>> begin

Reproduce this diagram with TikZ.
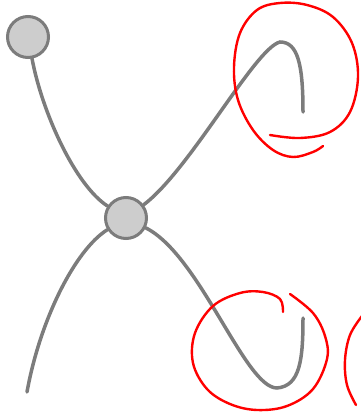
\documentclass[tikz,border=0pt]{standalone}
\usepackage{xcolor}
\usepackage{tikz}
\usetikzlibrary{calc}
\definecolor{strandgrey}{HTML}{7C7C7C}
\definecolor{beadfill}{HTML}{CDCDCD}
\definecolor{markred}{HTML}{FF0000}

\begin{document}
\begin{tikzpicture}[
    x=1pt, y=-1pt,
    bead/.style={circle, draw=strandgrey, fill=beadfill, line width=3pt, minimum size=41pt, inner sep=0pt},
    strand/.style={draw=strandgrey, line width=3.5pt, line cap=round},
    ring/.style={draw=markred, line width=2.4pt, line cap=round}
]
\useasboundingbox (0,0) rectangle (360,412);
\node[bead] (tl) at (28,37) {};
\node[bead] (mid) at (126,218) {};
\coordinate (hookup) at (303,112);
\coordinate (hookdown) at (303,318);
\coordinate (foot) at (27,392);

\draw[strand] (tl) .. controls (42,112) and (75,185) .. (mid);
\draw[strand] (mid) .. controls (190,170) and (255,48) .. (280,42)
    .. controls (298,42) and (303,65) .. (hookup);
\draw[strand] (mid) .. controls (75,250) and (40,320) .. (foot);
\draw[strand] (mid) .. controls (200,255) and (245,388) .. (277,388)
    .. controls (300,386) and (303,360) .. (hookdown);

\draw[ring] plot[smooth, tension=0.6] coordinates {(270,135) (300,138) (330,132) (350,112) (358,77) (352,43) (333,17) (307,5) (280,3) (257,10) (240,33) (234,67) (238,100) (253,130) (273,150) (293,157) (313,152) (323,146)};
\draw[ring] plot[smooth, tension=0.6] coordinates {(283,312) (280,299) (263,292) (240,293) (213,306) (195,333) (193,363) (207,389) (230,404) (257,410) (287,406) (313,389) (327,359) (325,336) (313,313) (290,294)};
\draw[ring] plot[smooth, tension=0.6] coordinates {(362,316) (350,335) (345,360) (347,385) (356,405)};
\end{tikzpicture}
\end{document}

>> end

- **Written instruction**: Omit pictures; set down the rest of the material word for word.

- **Task result**:
Reproduce this diagram with TikZ.
\documentclass[tikz,border=0pt]{standalone}
\usepackage{xcolor}
\usepackage{tikz}
\usetikzlibrary{calc}
\definecolor{strandgrey}{HTML}{7C7C7C}
\definecolor{beadfill}{HTML}{CDCDCD}
\definecolor{markred}{HTML}{FF0000}

\begin{document}
\begin{tikzpicture}[
    x=1pt, y=-1pt,
    bead/.style={circle, draw=strandgrey, fill=beadfill, line width=3pt, minimum size=41pt, inner sep=0pt},
    strand/.style={draw=strandgrey, line width=3.5pt, line cap=round},
    ring/.style={draw=markred, line width=2.4pt, line cap=round}
]
\useasboundingbox (0,0) rectangle (360,412);
\node[bead] (tl) at (28,37) {};
\node[bead] (mid) at (126,218) {};
\coordinate (hookup) at (303,112);
\coordinate (hookdown) at (303,318);
\coordinate (foot) at (27,392);

\draw[strand] (tl) .. controls (42,112) and (75,185) .. (mid);
\draw[strand] (mid) .. controls (190,170) and (255,48) .. (280,42)
    .. controls (298,42) and (303,65) .. (hookup);
\draw[strand] (mid) .. controls (75,250) and (40,320) .. (foot);
\draw[strand] (mid) .. controls (200,255) and (245,388) .. (277,388)
    .. controls (300,386) and (303,360) .. (hookdown);

\draw[ring] plot[smooth, tension=0.6] coordinates {(270,135) (300,138) (330,132) (350,112) (358,77) (352,43) (333,17) (307,5) (280,3) (257,10) (240,33) (234,67) (238,100) (253,130) (273,150) (293,157) (313,152) (323,146)};
\draw[ring] plot[smooth, tension=0.6] coordinates {(283,312) (280,299) (263,292) (240,293) (213,306) (195,333) (193,363) (207,389) (230,404) (257,410) (287,406) (313,389) (327,359) (325,336) (313,313) (290,294)};
\draw[ring] plot[smooth, tension=0.6] coordinates {(362,316) (350,335) (345,360) (347,385) (356,405)};
\end{tikzpicture}
\end{document}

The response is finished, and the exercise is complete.